J’aime beaucoup la photographie numéro 10 également, cette fresque, comme une peinture antique, la cène ! J’aime le coup d’œil de cette convive à la photographe, intervention délicate qui apporte plus de réalisme à l’image, sans la rendre artificielle. La photographie 9, sous le viaduc, est très riche en matière. La spontanéité qui se dégage de cette photographie est très touchante. La photographie numéro 8 est pleine d’humour -et quel régal, cette myriade d’expressions capturées au bon moment ! Le flouté sur le côté gauche de la photo ne gêne pas, il ajoute une touche de chaos à la scène. La photo 13 est magnifique… rien à dire, car tout est dit !
Les photographies qui me semblent moins fortes sont celles qui ne me « frappent » pas autant que les autres, à commencer par la photographie numéro 7, qui est belle, mais qui manque paradoxalement d’intensité : le sujet est très touchant (un proche de la mariée ? en tous cas un beau passage de générations), la distance est bonne (on est proche), mais cette scène aurait sans doute été plus forte du côté de la mariée. Ce n’est pas une mauvaise photographie pour autant, simplement une question d’angle, de perspective, et peut-être aussi de fond : le contraste entre la scène principale et les spectateurs derrière (visiblement préoccupés par autre chose) nous empêchent de nous concentrer sur cette possible émotion.
En contraste, l’image 6 est beaucoup plus forte, précisément parce que l’émotion sur le visage de la mariée est magnifique. La photographie numéro 5 est bonne mais un peu classique, rien ne me frappe particulièrement. Pareil pour la photographie numéro 4.
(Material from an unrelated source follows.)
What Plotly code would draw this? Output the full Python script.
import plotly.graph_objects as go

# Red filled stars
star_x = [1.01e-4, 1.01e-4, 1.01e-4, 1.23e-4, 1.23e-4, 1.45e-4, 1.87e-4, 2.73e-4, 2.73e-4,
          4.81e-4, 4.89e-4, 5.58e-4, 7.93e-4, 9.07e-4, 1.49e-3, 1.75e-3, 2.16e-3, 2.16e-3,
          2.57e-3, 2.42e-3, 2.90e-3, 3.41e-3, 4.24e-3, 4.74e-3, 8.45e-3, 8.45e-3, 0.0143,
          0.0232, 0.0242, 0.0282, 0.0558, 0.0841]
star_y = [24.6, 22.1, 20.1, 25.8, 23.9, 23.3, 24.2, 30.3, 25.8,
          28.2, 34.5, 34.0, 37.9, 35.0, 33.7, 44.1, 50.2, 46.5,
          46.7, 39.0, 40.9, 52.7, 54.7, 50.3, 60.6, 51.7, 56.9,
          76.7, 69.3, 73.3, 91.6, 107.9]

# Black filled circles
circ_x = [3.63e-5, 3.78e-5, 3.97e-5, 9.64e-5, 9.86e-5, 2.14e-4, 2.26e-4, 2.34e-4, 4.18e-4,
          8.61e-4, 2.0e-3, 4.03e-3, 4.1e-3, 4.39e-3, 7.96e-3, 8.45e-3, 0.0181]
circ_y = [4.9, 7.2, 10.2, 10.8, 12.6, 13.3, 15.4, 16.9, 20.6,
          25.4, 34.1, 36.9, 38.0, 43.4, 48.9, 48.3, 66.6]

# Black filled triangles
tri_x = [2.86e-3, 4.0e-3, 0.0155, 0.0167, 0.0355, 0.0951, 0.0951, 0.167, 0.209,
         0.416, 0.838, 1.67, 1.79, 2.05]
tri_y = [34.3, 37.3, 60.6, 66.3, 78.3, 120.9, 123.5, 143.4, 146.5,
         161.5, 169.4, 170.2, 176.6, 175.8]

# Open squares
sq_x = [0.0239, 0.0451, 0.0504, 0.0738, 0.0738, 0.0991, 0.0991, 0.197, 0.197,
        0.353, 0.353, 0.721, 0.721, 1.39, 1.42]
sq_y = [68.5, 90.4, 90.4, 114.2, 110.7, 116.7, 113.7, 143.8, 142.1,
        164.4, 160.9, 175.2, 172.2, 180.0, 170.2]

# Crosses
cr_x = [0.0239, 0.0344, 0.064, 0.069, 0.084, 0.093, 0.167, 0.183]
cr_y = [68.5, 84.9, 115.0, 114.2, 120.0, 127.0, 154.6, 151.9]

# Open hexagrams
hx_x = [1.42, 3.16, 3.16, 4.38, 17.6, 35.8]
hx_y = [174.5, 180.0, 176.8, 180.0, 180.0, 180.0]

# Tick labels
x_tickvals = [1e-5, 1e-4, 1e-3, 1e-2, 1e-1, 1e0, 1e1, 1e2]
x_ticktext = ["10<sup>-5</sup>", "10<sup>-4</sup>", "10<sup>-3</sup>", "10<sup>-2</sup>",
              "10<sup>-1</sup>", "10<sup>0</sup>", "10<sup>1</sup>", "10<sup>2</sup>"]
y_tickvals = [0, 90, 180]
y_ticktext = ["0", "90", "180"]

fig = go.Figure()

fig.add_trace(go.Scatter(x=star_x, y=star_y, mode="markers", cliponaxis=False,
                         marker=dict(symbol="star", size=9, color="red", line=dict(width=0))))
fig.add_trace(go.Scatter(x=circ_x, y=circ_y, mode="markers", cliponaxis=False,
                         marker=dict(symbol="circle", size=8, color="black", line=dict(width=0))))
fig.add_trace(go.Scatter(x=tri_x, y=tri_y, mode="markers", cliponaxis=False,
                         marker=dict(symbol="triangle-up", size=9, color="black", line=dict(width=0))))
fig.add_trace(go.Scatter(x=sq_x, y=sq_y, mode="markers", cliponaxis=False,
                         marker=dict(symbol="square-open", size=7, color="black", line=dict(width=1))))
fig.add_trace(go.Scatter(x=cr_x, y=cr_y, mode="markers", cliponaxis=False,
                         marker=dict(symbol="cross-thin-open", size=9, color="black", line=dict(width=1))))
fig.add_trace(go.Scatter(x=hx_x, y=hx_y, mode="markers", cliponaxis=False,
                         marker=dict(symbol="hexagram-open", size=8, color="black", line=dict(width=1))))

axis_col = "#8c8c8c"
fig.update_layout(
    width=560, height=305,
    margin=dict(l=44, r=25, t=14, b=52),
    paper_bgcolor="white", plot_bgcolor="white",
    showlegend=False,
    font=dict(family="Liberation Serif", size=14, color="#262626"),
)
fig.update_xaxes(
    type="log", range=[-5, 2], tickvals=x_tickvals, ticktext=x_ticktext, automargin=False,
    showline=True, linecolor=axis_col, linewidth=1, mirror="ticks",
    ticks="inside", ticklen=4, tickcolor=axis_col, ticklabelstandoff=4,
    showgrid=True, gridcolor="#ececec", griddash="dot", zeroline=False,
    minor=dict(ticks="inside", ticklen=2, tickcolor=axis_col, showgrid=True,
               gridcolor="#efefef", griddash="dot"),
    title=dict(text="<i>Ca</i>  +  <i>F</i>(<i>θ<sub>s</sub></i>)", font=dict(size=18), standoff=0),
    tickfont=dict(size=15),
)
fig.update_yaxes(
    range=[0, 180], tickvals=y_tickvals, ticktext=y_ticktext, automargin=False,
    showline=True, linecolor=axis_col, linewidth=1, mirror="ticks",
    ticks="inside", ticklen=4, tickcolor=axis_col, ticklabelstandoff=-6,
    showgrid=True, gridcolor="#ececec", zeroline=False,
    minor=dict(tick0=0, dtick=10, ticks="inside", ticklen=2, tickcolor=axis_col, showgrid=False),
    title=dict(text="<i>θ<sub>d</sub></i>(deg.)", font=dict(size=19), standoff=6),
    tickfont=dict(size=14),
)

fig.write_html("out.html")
L’image 3 en revanche, par son cadrage en contre plongée, est beaucoup plus forte, plus intense, et nous permet par ailleurs d’admirer tout un style, l’identité du mariage: les chaussures, les montres, une génération, une culture, surprenants de prime abord, et délicieux (des converses a un mariage, formidable !).
L’image 2 est très touchante, l’expression sur le visage du futur mari est très belle, et cette rangée d’amis qui l’entoure l’est tout autant – mais la photo est un peu surexposée, ce qui lui fait perdre en intensité.
Enfin, l’image 12 aurait été plus forte avec un cadrage plus serré, qui aurait mis la petite fille plus en avant.
Je félicite Carole pour ce beau travail, tout en finesse.
Techniquement rien à redire, un petit travail sur les cadrages sur certains sujets, mais la voix est bien là, comme les yeux et le cœur.